Last Updated on May 29, 2019 by Numinix Developer

Writing a strong title for your web page may seem elementary, but you’d be surprised how many people whiff when it comes to something that appears to be so simple.  I have been guilty of mucking it up myself.  I always want to be clever or witty, not realizing that what I am trying to be clever about is not clear to the average reader.  So, I am here to offer you some advice and keep you from making the errors I have made.  That will save you time, money, and the headache of trying to figure out where all the traffic from your site went.

Why The Title Is So Important

First, a little of the why.  You want a good title for several reasons.  The title tag of your web page is used as the headline on the search engines.  It is used when bookmarking a site. It appears in the history section of someone’s web browser. Many people use it when they are linking back to your site.  For instance, if you have a site about the history of baseball and you title it “America’s Favorite Pastime”, well, that could mean many things.  You need something better than that.  You want the title to draw people to your site and help them remember what you are all about.  Then they will keep coming back.

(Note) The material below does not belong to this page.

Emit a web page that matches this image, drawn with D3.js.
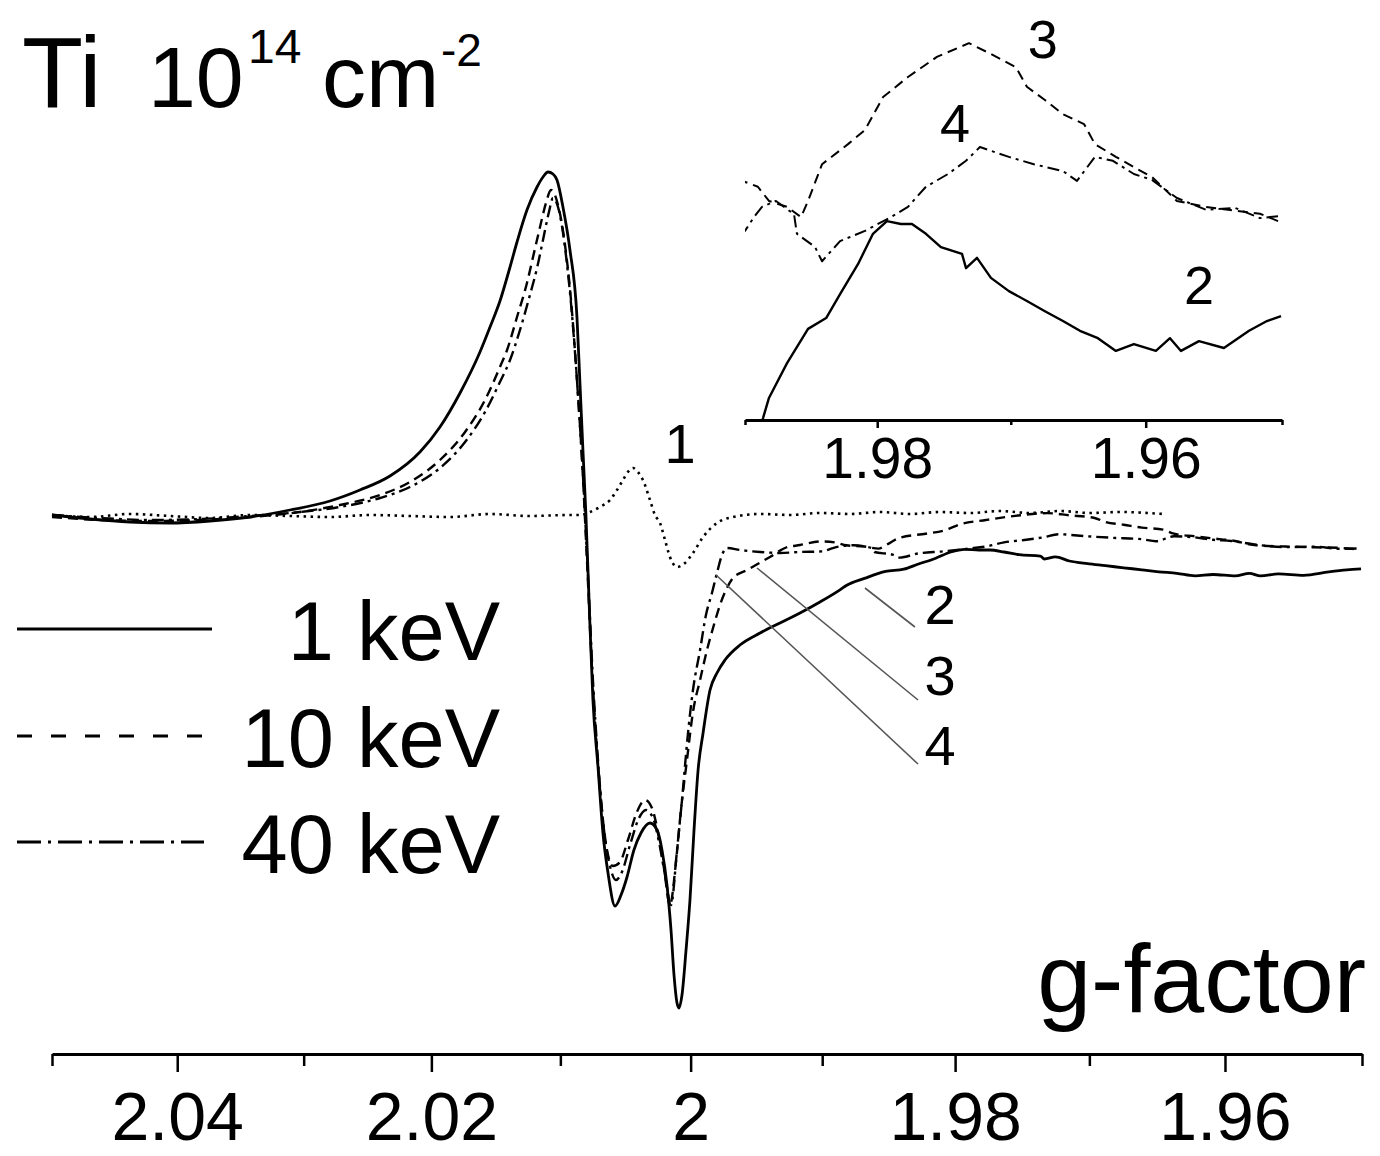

Tips For Writing a Great Title

Okay, on to the title itself.  First off, let’s keep it short and sweet.  Google cuts title tags off at 64 characters, so you want to keep it shorter than that.  You also want your title to be descriptive.  Using the above example, you could use the title: “The History of Baseball: America’s Favorite Pastime”.  That is much stronger than the first version.  Make sure that you include your keywords at the beginning of the title tag.  Remember from my earlier blog that the most important stuff goes at the front…always!  You definitely want to avoid stuffing your title with all of your keywords.  One keyword per page that you want to rank on is all you should do.  Also, make sure that you don’t title every page on your website the same.  You don’t want to leave your customers in that kind of confusion.  You want to keep it simple, succinct, and relevant.

Put It To The Test

One more thing.  Don’t just title a page and leave it that way forever.  Run some analytics on it.  Test it out to see how it is working for you.  If the keywords that are getting hit on are different than what you have in your title, change it.  Find the top three phrases that are driving traffic to your page, and use the one that makes the most sense in your title.  The key here is to be flexible and keep tweaking it until it generates the traffic you want.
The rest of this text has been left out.